Castleton Alum T.J. Hooker wins AP Bruce Comie award

The following story is a compilation from students in Professor David Blow’s Newsgathering and Writing class.

Former Castleton State College student T.J. Hooker held an expression of sadness as his photograph of sheet-covered bodies was shown on the large screen behind him.

The photograph showed a police officer kneeling, overcome by grief, behind a few of the elderly victims of the Ethan Allen tour boat accident on Lake George, N.Y. that killed 20 people last fall.

Hooker, a 25-year-old 2004 graduate, recently re-told the story of that day to Professor David Blow’s Newsgathering and Writing class as part of an interviewing exercise.

He told students how when the initial police call came over the scanner, it mentioned three people in the water, leading him to believe it was a canoe that had flipped, and that he’d be photographing soggy – but rescued paddlers.

When he got to the lake and saw the sheet-covered bodies, however, he said he knew it was much worse.

“I wasn’t really prepared for what I was going to see.
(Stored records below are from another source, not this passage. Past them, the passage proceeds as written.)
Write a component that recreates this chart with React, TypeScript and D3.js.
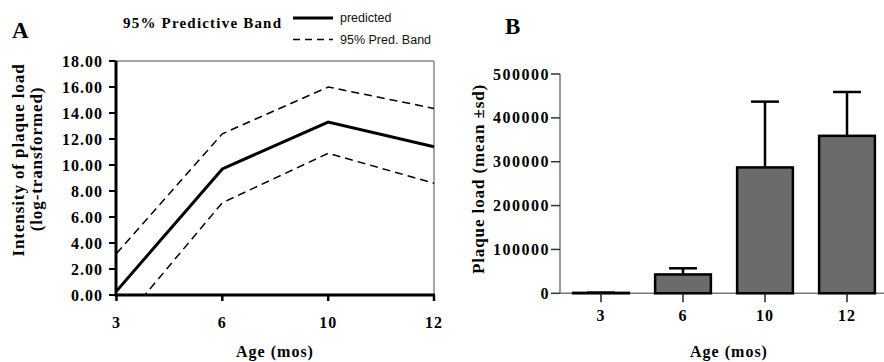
import React from 'react';
import * as d3 from 'd3';

// Panel A: log-transformed intensity by age
const ages = ['3', '6', '10', '12'];
const predicted = [0.3, 9.7, 13.3, 11.4];
const upperBand = [3.2, 12.4, 16.0, 14.35];
const lowerBand = [-2.6, 7.1, 10.9, 8.6];
const yTicksA = [0, 2, 4, 6, 8, 10, 12, 14, 16, 18];

// Panel B: plaque load mean ± sd
const plaqueMean = [1000, 43000, 287000, 359000];
const plaqueSd = [500, 14000, 150000, 100000];
const yTicksB = [0, 100000, 200000, 300000, 400000, 500000];

const serif = '"Liberation Serif", "Times New Roman", serif';
const sans = '"Liberation Sans", Arial, sans-serif';

const App = () => {
  // ----- panel A scales -----
  const xA = d3.scalePoint<string>().domain(ages).range([116.5, 434]);
  const yA = d3.scaleLinear().domain([0, 18]).range([295, 61]);
  const line = d3.line<number>()
    .x((_, i) => xA(ages[i]) as number)
    .y(d => yA(d));

  // ----- panel B scales -----
  const xB = d3.scaleBand<string>().domain(ages).range([560, 888]).paddingInner(0.32).paddingOuter(0.16);
  const yB = d3.scaleLinear().domain([0, 500000]).range([293.3, 74]);
  const bw = xB.bandwidth();

  const tickStyle = { fontFamily: serif, fontWeight: 700, fontSize: 16, letterSpacing: 1 } as const;
  const labelStyle = { fontFamily: serif, fontWeight: 700, fontSize: 17, letterSpacing: 0.9 } as const;

  return (
    <svg width={884} height={362} style={{ position: 'absolute', left: 0, top: 0, background: '#fff' }}>
      <defs>
        <clipPath id="plotA">
          <rect x={116} y={55} width={320} height={240} />
        </clipPath>
      </defs>

      {/* ===== Panel A ===== */}
      <text x={12} y={38} fontFamily={serif} fontWeight={700} fontSize={23}>A</text>
      <text x={123} y={28} fontFamily={serif} fontWeight={700} fontSize={15} letterSpacing={1.2}>95% Predictive Band</text>

      {/* legend */}
      <line x1={293} x2={333} y1={18} y2={18} stroke="#000" strokeWidth={3} />
      <text x={340} y={22} fontFamily={sans} fontSize={12.5} fill="#111">predicted</text>
      <line x1={293} x2={333} y1={39.5} y2={39.5} stroke="#000" strokeWidth={1.5} strokeDasharray="7 5" />
      <text x={340} y={44} fontFamily={sans} fontSize={12.5} fill="#111">95% Pred. Band</text>

      {/* plot frame (top/right gray) */}
      <line x1={116} x2={434} y1={yA(18)} y2={yA(18)} stroke="#888" strokeWidth={1.5} />
      <line x1={434} x2={434} y1={yA(18)} y2={yA(0)} stroke="#888" strokeWidth={1.5} />

      {/* lines */}
      <g clipPath="url(#plotA)">
        <path d={line(upperBand) ?? ''} fill="none" stroke="#000" strokeWidth={1.5} strokeDasharray="8 5" />
        <path d={line(lowerBand) ?? ''} fill="none" stroke="#000" strokeWidth={1.5} strokeDasharray="8 5" />
        <path d={line(predicted) ?? ''} fill="none" stroke="#000" strokeWidth={3} />
      </g>

      {/* y axis A */}
      <line x1={116} x2={116} y1={yA(18)} y2={yA(0) + 1.5} stroke="#000" strokeWidth={3} />
      {yTicksA.map(t => (
        <g key={t}>
          <line x1={109} x2={116} y1={yA(t)} y2={yA(t)} stroke="#000" strokeWidth={2} />
          <text x={103} y={yA(t) + 5.5} textAnchor="end" {...tickStyle}>{t.toFixed(2)}</text>
        </g>
      ))}

      {/* x axis A */}
      <line x1={115} x2={435} y1={yA(0)} y2={yA(0)} stroke="#000" strokeWidth={3} />
      {ages.map(a => (
        <g key={a}>
          <line x1={xA(a)} x2={xA(a)} y1={yA(0)} y2={yA(0) + 6} stroke="#000" strokeWidth={2.5} />
          <text x={xA(a)} y={328} textAnchor="middle" {...tickStyle}>{a}</text>
        </g>
      ))}
      <text x={275} y={357} textAnchor="middle" {...tickStyle}>Age (mos)</text>

      <text transform="translate(24,160) rotate(-90)" textAnchor="middle" {...labelStyle}>Intensity of plaque load</text>
      <text transform="translate(42,159) rotate(-90)" textAnchor="middle" {...labelStyle}>(log-transformed)</text>

      {/* ===== Panel B ===== */}
      <text x={505} y={34} fontFamily={serif} fontWeight={700} fontSize={23}>B</text>

      {/* axes B */}
      <line x1={560} x2={560} y1={yB(500000)} y2={yB(0)} stroke="#777" strokeWidth={1.5} />
      <line x1={560} x2={884} y1={yB(0)} y2={yB(0)} stroke="#777" strokeWidth={1.5} />
      {yTicksB.map(t => (
        <g key={t}>
          <line x1={551} x2={560} y1={yB(t)} y2={yB(t)} stroke="#333" strokeWidth={1.5} />
          <text x={550} y={yB(t) + 5.5} textAnchor="end" {...tickStyle} letterSpacing={1.5}>{t}</text>
        </g>
      ))}

      {/* bars + error bars */}
      {ages.map((a, i) => {
        const x0 = xB(a) as number;
        const cx = x0 + bw / 2;
        const top = yB(plaqueMean[i]);
        const errTop = yB(plaqueMean[i] + plaqueSd[i]);
        return (
          <g key={a}>
            <line x1={cx} x2={cx} y1={top} y2={errTop} stroke="#000" strokeWidth={2.5} />
            <line x1={cx - bw / 4} x2={cx + bw / 4} y1={errTop} y2={errTop} stroke="#000" strokeWidth={2.5} />
            <rect x={x0} y={top} width={bw} height={yB(0) - top} fill="#6b6b6b" stroke="#000" strokeWidth={2.5} />
            <line x1={cx} x2={cx} y1={yB(0)} y2={yB(0) + 9} stroke="#222" strokeWidth={1.5} />
            <text x={cx} y={321} textAnchor="middle" {...tickStyle}>{a}</text>
          </g>
        );
      })}
      <text x={729} y={357} textAnchor="middle" {...tickStyle}>Age (mos)</text>
      <text transform="translate(484,179) rotate(-90)" textAnchor="middle" {...labelStyle}>Plaque load (mean ±sd)</text>
    </svg>
  );
};

export default App;
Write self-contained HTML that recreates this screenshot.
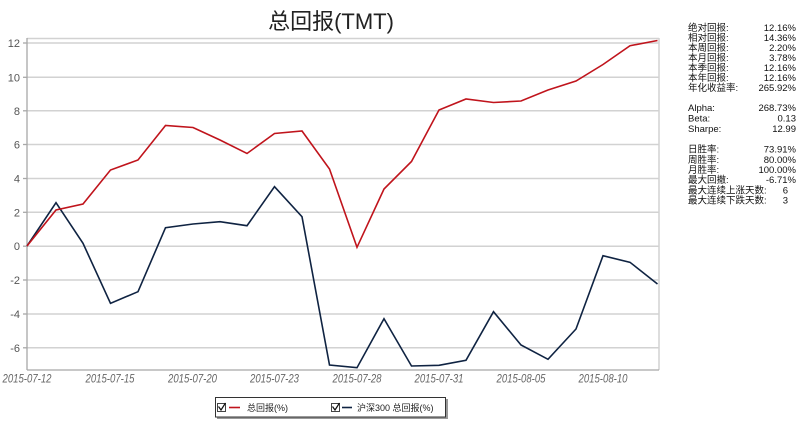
<!DOCTYPE html>
<html><head><meta charset="utf-8"><style>
html,body{margin:0;padding:0;background:#fff;}
svg{display:block;}
</style></head><body>
<svg width="800" height="426" viewBox="0 0 800 426" xmlns="http://www.w3.org/2000/svg">
<rect width="800" height="426" fill="#fff"/>
<!-- title -->
<text x="331" y="29" text-anchor="middle" font-size="22" fill="#222" font-family="Liberation Sans, Noto Sans CJK SC, sans-serif">总回报(TMT)</text>
<!-- gridlines -->
<g stroke="#d2d2d2" stroke-width="1.5">
<line x1="27" y1="38.5" x2="659" y2="38.5"/>
<line x1="27" y1="43" x2="659" y2="43"/>
<line x1="27" y1="77.3" x2="659" y2="77.3"/>
<line x1="27" y1="110.8" x2="659" y2="110.8"/>
<line x1="27" y1="144.5" x2="659" y2="144.5"/>
<line x1="27" y1="178.5" x2="659" y2="178.5"/>
<line x1="27" y1="212.3" x2="659" y2="212.3"/>
<line x1="27" y1="246.2" x2="659" y2="246.2"/>
<line x1="27" y1="280" x2="659" y2="280"/>
<line x1="27" y1="314" x2="659" y2="314"/>
<line x1="27" y1="347.8" x2="659" y2="347.8"/>
<line x1="659" y1="38" x2="659" y2="370"/>
</g>
<!-- axes -->
<g stroke="#a8a8a8" stroke-width="1.3">
<line x1="27" y1="38" x2="27" y2="370"/>
<line x1="27" y1="370" x2="659" y2="370"/>
<line x1="23" y1="43" x2="27" y2="43"/>
<line x1="23" y1="77.3" x2="27" y2="77.3"/>
<line x1="23" y1="110.8" x2="27" y2="110.8"/>
<line x1="23" y1="144.5" x2="27" y2="144.5"/>
<line x1="23" y1="178.5" x2="27" y2="178.5"/>
<line x1="23" y1="212.3" x2="27" y2="212.3"/>
<line x1="23" y1="246.2" x2="27" y2="246.2"/>
<line x1="23" y1="280" x2="27" y2="280"/>
<line x1="23" y1="314" x2="27" y2="314"/>
<line x1="23" y1="347.8" x2="27" y2="347.8"/>
</g>
<!-- y labels -->
<g font-family="Liberation Sans, sans-serif" font-size="11" fill="#555" text-anchor="end">
<text x="20" y="47">12</text>
<text x="20" y="81.3">10</text>
<text x="20" y="114.8">8</text>
<text x="20" y="148.5">6</text>
<text x="20" y="182.5">4</text>
<text x="20" y="216.3">2</text>
<text x="20" y="250.2">0</text>
<text x="20" y="284">-2</text>
<text x="20" y="318">-4</text>
<text x="20" y="351.8">-6</text>
</g>
<!-- x labels -->
<g font-family="Liberation Sans, sans-serif" font-size="11.5" font-style="italic" fill="#666" text-anchor="middle">
<text x="27" y="382.5" textLength="49" lengthAdjust="spacingAndGlyphs">2015-07-12</text>
<text x="110" y="382.5" textLength="49" lengthAdjust="spacingAndGlyphs">2015-07-15</text>
<text x="192.5" y="382.5" textLength="49" lengthAdjust="spacingAndGlyphs">2015-07-20</text>
<text x="274.5" y="382.5" textLength="49" lengthAdjust="spacingAndGlyphs">2015-07-23</text>
<text x="357" y="382.5" textLength="49" lengthAdjust="spacingAndGlyphs">2015-07-28</text>
<text x="439" y="382.5" textLength="49" lengthAdjust="spacingAndGlyphs">2015-07-31</text>
<text x="521" y="382.5" textLength="49" lengthAdjust="spacingAndGlyphs">2015-08-05</text>
<text x="603" y="382.5" textLength="49" lengthAdjust="spacingAndGlyphs">2015-08-10</text>
</g>
<!-- series -->
<polyline fill="none" stroke="#0f2342" stroke-width="1.6" stroke-linejoin="miter" points="27,246 56,202.7 83,243.3 110.5,303.3 138,291.7 165.5,227.7 193,224 220,221.7 247,225.7 274.5,186.7 302,216.7 329.5,365 357,367.7 384,318.7 411.5,366 439,365.3 466,360.3 493.5,311.7 521,345 548,359.3 576,329 603,255.7 630,262.3 657.5,284"/>
<polyline fill="none" stroke="#c0141c" stroke-width="1.6" stroke-linejoin="miter" points="27,246 56,210 83,204 110.5,170 138,160 165.5,125.5 193,127.5 220,140 247,153.5 274.5,133.5 302,131 329.5,169 357,247.3 384,189 411.5,161.5 439,110 466,99 493.5,102.5 521,101 548,90 576,81 603,64.5 630,45.7 657.5,40.5"/>
<!-- right stats panel -->
<g font-family="Liberation Sans, Noto Sans CJK SC, sans-serif" font-size="9.5" fill="#111">
<text x="688" y="31">绝对回报:</text>
<text x="688" y="41">相对回报:</text>
<text x="688" y="51">本周回报:</text>
<text x="688" y="61">本月回报:</text>
<text x="688" y="71">本季回报:</text>
<text x="688" y="81">本年回报:</text>
<text x="688" y="91">年化收益率:</text>
<text x="688" y="111">Alpha:</text>
<text x="688" y="121.5">Beta:</text>
<text x="688" y="132">Sharpe:</text>
<text x="688" y="152.5">日胜率:</text>
<text x="688" y="163">周胜率:</text>
<text x="688" y="173">月胜率:</text>
<text x="688" y="183">最大回撤:</text>
<text x="688" y="193.5">最大连续上涨天数:</text>
<text x="688" y="203.5">最大连续下跌天数:</text>
</g>
<g font-family="Liberation Sans, sans-serif" font-size="9.5" fill="#111" text-anchor="end">
<text x="796" y="31">12.16%</text>
<text x="796" y="41">14.36%</text>
<text x="796" y="51">2.20%</text>
<text x="796" y="61">3.78%</text>
<text x="796" y="71">12.16%</text>
<text x="796" y="81">12.16%</text>
<text x="796" y="91">265.92%</text>
<text x="796" y="111">268.73%</text>
<text x="796" y="121.5">0.13</text>
<text x="796" y="132">12.99</text>
<text x="796" y="152.5">73.91%</text>
<text x="796" y="163">80.00%</text>
<text x="796" y="173">100.00%</text>
<text x="796" y="183">-6.71%</text>
<text x="788" y="193.5">6</text>
<text x="788" y="203.5">3</text>
</g>
<!-- legend -->
<rect x="217" y="399" width="231" height="20" fill="#999"/>
<rect x="215.5" y="397.5" width="230" height="19.5" fill="#fff" stroke="#333" stroke-width="1"/>
<rect x="217.5" y="403.5" width="8" height="8" fill="#fff" stroke="#444" stroke-width="1"/>
<path d="M218.5,406.5 L221,410 L225.5,403" fill="none" stroke="#111" stroke-width="1.2"/>
<line x1="229" y1="407.5" x2="240" y2="407.5" stroke="#c0141c" stroke-width="1.6"/>
<text x="247" y="411" font-size="9" fill="#222" font-family="Liberation Sans, Noto Sans CJK SC, sans-serif">总回报(%)</text>
<rect x="331.5" y="403.5" width="8" height="8" fill="#fff" stroke="#444" stroke-width="1"/>
<path d="M332.5,406.5 L335,410 L339.5,403" fill="none" stroke="#111" stroke-width="1.2"/>
<line x1="342" y1="407.5" x2="352" y2="407.5" stroke="#0f2342" stroke-width="1.6"/>
<text x="357" y="411" font-size="9" fill="#222" font-family="Liberation Sans, Noto Sans CJK SC, sans-serif">沪深300 总回报(%)</text>
</svg>
</body></html>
I looked up and there was this lawn full of bodies,” he said. It was a shock. It was like being punched in the stomach.”

After collecting himself and changing lenses, Hooker was able to snap two quick images before he was ushered from the area by police.

The one photograph, showing the officer and the sheet-covered bodies, went out on the Associated Press wire and was shown on front pages across the world – from Los Angeles to London. It also won Hooker the Associated Press’ Bruce Cromie award for spot news photography.

But his road to minor photojournalism fame has been bumpy.

During his hour-long discussion with students, Hooker talked about being shunned by The Rutland Herald, whose editors said he needed more experience to get a job there. He took their advice and went to work at a photo shop to gain some experience.

His big break came when Blow, then an adjunct, saw his senior photo project and told the head of the Post-Star’s photography department that Hooker might be worth a look.

The department head saw the show, liked what he saw, and offered Hooker an interview, which led to his part-time post that he’s held for two years.

He recalled for students his first assignment at the paper, shooting a circus elephant.

“It was nothing too spectacular, but it felt great to see my name on the photograph,” he said.

Within two weeks of that photograph, however, Hooker said he was on the scene of his first fatality. An elderly man had climbed a tree to hang a rope swing for his grandson and had fallen, hit his head on a rock and rolled into a nearby river where he drowned.

Hooker vividly recalled the bloodstained blouse of the man’s wife who had held his head trying to bring him back. It was a picture, he didn’t take.

“I didn’t photograph it because I couldn’t handle it,” he said, adding that he thinks he would be able to shoot the photograph today, even though he often still sees the look on the woman’s face.

But as a self-proclaimed “sensitive guy,” Hooker said it’s often difficult to be shooting pictures of grief-stricken people.

“It’s counter-intuitive to put my camera out instead of my hand,” he said.

As for the name, T.J. Hooker, made famous by former Trekky William Shatner, Hooker said he’s heard it all before, and takes the ribbing with stride.

“It’s the bane of my existence,” he said with a smile, before quickly pointing out that Shatner copied him. “I was born six months before the show even started.